We let the kids get across however they wanted, either over or under, and we timed them. Then we had them write their times on their score sheets. It was fun and there was justttt the right amount of competition.

Target Practice

This was an easy one for us because we already owned this game from past events. In fact, did you know that both Super Heroes and Olympians train using the same target for practice? True story. The Tar Grip Toss Game is from S&S and can be purchased here.
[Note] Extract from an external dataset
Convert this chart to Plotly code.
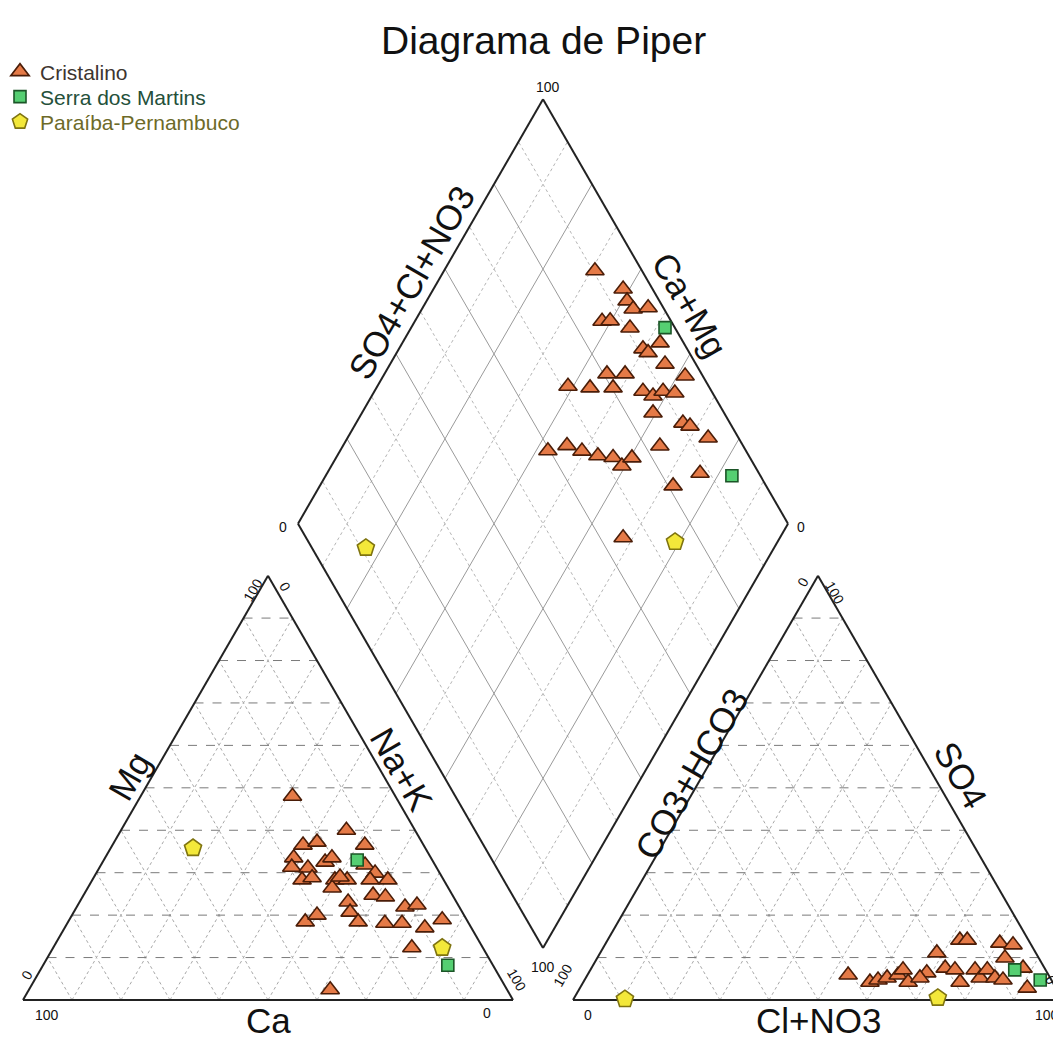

This was one of the events where we had the kids write a color on their score sheets. I think every one of them scored either "red" or "orange." It was very scientific.

Long Jump

This was the other event where the kids wrote colors on their score sheets. The Long Jump was fun, basically free, only took a few minutes to set up, and was well-liked! Score! We simply used masking tape to make lines (somewhat arbitrarily) on the floor and bam--the Long Jump was born!

Super Drill

The Super Drill was our take on football's Tire Drill and a repeat event from last year. We used pool noodles taped into circles instead of tires so there'd be less height to leap and less chance of injury (also, um, they're cheaper). The kids enjoyed hopping through the circles in different ways, and this year there was an added challenge: the pool noodles weren't all taped to each other. So, as the kids went, some of the noodles sort of shifted or lifted up around them. Lots of giggles! Everyone gets a 10!

Cross Country Skiing

I got the idea for Cross Country Skiing from Mrs. Bretz Music Room blog. I needed one more event and, when I saw this, I knew it was the one. Of course, we changed it a little. I made a bunch of skis pretty easily from oaktag and, once we were in the program, we decided to up the competition and have the kids go two at a time and race each other.

So two raced, then everyone kept racing the winner until we had an overall champion. Here is where everyone's competitive spirits really came out! They had to get across the room, touch the wall, and have both their skis still under their feet--the last proving to be the biggest challenge for these eager beavers. It was a fierce competition and there was even cheering from the sidelines!


Running, biking, and swimming. Those were the events of the triathlon--the last event of the program. First, we had the kids run in place for one minute. Next, we had them get onto their backs and do the bicycle (as seen above) for one minute. Then last, it was time for swimming.

The kids had been eyeing the pool from the second they walked in the room, yet when the time finally came time to use it, everyone was pretty shy and squeamish. We used the kiddie pool that we've had a while. It's the same one we used last year for our Lava Pit Crossing (and used to use for catching rubber ducks at our summer carnival). For the swimming portion of our triathlon, we told the kids to take their shoes off, then walk through the water and also move their arms to pretend that they're swimming. Most of them opted out of the arm part. A few asked if they could leap over the pool (uhhh, no).

This was surprisingly not a huge mess. Here's the event in action:

Passing Out the Medals and Certificates

Upon completion, everyone got one of these medals from Oriental Trading, one of the certificates seen above (both designed and signed by yours truly), a water bottle, and a hearty handshake. Then we took the group picture seen at the top of these post and sent them all on their merry ways! Overall, an absolute success!

What worked least: The overall level of chaos in the room grew and grew throughout the hour, coming to head just before it was time to send the kids home. It was annoying, but also, it's irrational to expect a group of kids this age to be completely calm and quiet when presented with a room of obstacles like pool noodle hurdles, the long jump, and a kiddie pool filled with water. So while it was a little crazier than ideal, it was totally fine. Really, they were pretty good kids.

What worked best: The hurdles and the long jump were probably the two most successful events of the day. Not only were they really visually appealing, but they were the most fun too!